* [Description of the task]: Transcribe the whole listing without a single picture.

* [Dataset content]:
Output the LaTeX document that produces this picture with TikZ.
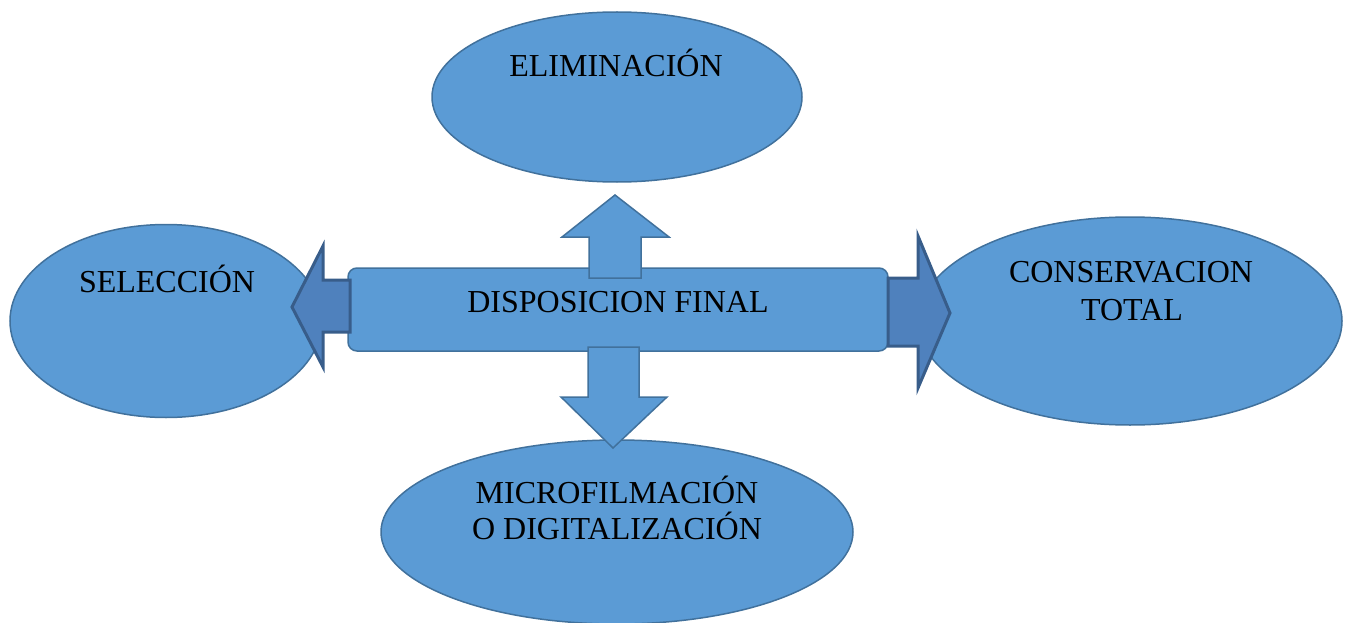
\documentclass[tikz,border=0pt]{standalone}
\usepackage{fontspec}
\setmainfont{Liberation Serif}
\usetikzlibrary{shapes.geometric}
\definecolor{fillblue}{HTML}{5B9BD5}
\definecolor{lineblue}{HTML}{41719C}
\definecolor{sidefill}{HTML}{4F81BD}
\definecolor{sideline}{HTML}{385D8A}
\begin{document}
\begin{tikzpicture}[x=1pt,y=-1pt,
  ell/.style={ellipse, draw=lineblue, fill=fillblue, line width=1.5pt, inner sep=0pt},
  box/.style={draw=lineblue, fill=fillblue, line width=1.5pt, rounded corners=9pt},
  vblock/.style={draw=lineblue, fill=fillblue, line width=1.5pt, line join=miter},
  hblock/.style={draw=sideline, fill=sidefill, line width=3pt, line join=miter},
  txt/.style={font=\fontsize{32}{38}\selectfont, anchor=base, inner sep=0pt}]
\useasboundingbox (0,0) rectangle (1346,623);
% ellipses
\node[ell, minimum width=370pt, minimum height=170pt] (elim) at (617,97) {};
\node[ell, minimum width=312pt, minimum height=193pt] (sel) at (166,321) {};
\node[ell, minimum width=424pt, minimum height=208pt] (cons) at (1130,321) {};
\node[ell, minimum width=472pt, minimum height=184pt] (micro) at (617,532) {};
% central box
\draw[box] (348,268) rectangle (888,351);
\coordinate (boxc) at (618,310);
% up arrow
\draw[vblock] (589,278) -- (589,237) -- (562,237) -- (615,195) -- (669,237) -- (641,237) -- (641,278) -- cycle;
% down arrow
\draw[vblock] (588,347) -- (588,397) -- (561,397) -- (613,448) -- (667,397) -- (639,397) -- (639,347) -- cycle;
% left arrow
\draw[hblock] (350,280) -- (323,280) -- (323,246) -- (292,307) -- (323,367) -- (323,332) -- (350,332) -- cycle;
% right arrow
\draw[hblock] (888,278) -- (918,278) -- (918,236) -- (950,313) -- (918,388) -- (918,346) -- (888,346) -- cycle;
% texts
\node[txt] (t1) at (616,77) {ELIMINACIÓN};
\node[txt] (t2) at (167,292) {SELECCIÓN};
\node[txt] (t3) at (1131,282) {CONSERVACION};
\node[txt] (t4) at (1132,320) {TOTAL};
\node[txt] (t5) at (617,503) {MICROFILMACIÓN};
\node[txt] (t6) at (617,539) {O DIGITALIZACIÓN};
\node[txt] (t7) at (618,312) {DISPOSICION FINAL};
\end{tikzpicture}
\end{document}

* [Solution to the problem]:
Output the LaTeX document that produces this picture with TikZ.
\documentclass[tikz,border=0pt]{standalone}
\usepackage{fontspec}
\setmainfont{Liberation Serif}
\usetikzlibrary{shapes.geometric}
\definecolor{fillblue}{HTML}{5B9BD5}
\definecolor{lineblue}{HTML}{41719C}
\definecolor{sidefill}{HTML}{4F81BD}
\definecolor{sideline}{HTML}{385D8A}
\begin{document}
\begin{tikzpicture}[x=1pt,y=-1pt,
  ell/.style={ellipse, draw=lineblue, fill=fillblue, line width=1.5pt, inner sep=0pt},
  box/.style={draw=lineblue, fill=fillblue, line width=1.5pt, rounded corners=9pt},
  vblock/.style={draw=lineblue, fill=fillblue, line width=1.5pt, line join=miter},
  hblock/.style={draw=sideline, fill=sidefill, line width=3pt, line join=miter},
  txt/.style={font=\fontsize{32}{38}\selectfont, anchor=base, inner sep=0pt}]
\useasboundingbox (0,0) rectangle (1346,623);
% ellipses
\node[ell, minimum width=370pt, minimum height=170pt] (elim) at (617,97) {};
\node[ell, minimum width=312pt, minimum height=193pt] (sel) at (166,321) {};
\node[ell, minimum width=424pt, minimum height=208pt] (cons) at (1130,321) {};
\node[ell, minimum width=472pt, minimum height=184pt] (micro) at (617,532) {};
% central box
\draw[box] (348,268) rectangle (888,351);
\coordinate (boxc) at (618,310);
% up arrow
\draw[vblock] (589,278) -- (589,237) -- (562,237) -- (615,195) -- (669,237) -- (641,237) -- (641,278) -- cycle;
% down arrow
\draw[vblock] (588,347) -- (588,397) -- (561,397) -- (613,448) -- (667,397) -- (639,397) -- (639,347) -- cycle;
% left arrow
\draw[hblock] (350,280) -- (323,280) -- (323,246) -- (292,307) -- (323,367) -- (323,332) -- (350,332) -- cycle;
% right arrow
\draw[hblock] (888,278) -- (918,278) -- (918,236) -- (950,313) -- (918,388) -- (918,346) -- (888,346) -- cycle;
% texts
\node[txt] (t1) at (616,77) {ELIMINACIÓN};
\node[txt] (t2) at (167,292) {SELECCIÓN};
\node[txt] (t3) at (1131,282) {CONSERVACION};
\node[txt] (t4) at (1132,320) {TOTAL};
\node[txt] (t5) at (617,503) {MICROFILMACIÓN};
\node[txt] (t6) at (617,539) {O DIGITALIZACIÓN};
\node[txt] (t7) at (618,312) {DISPOSICION FINAL};
\end{tikzpicture}
\end{document}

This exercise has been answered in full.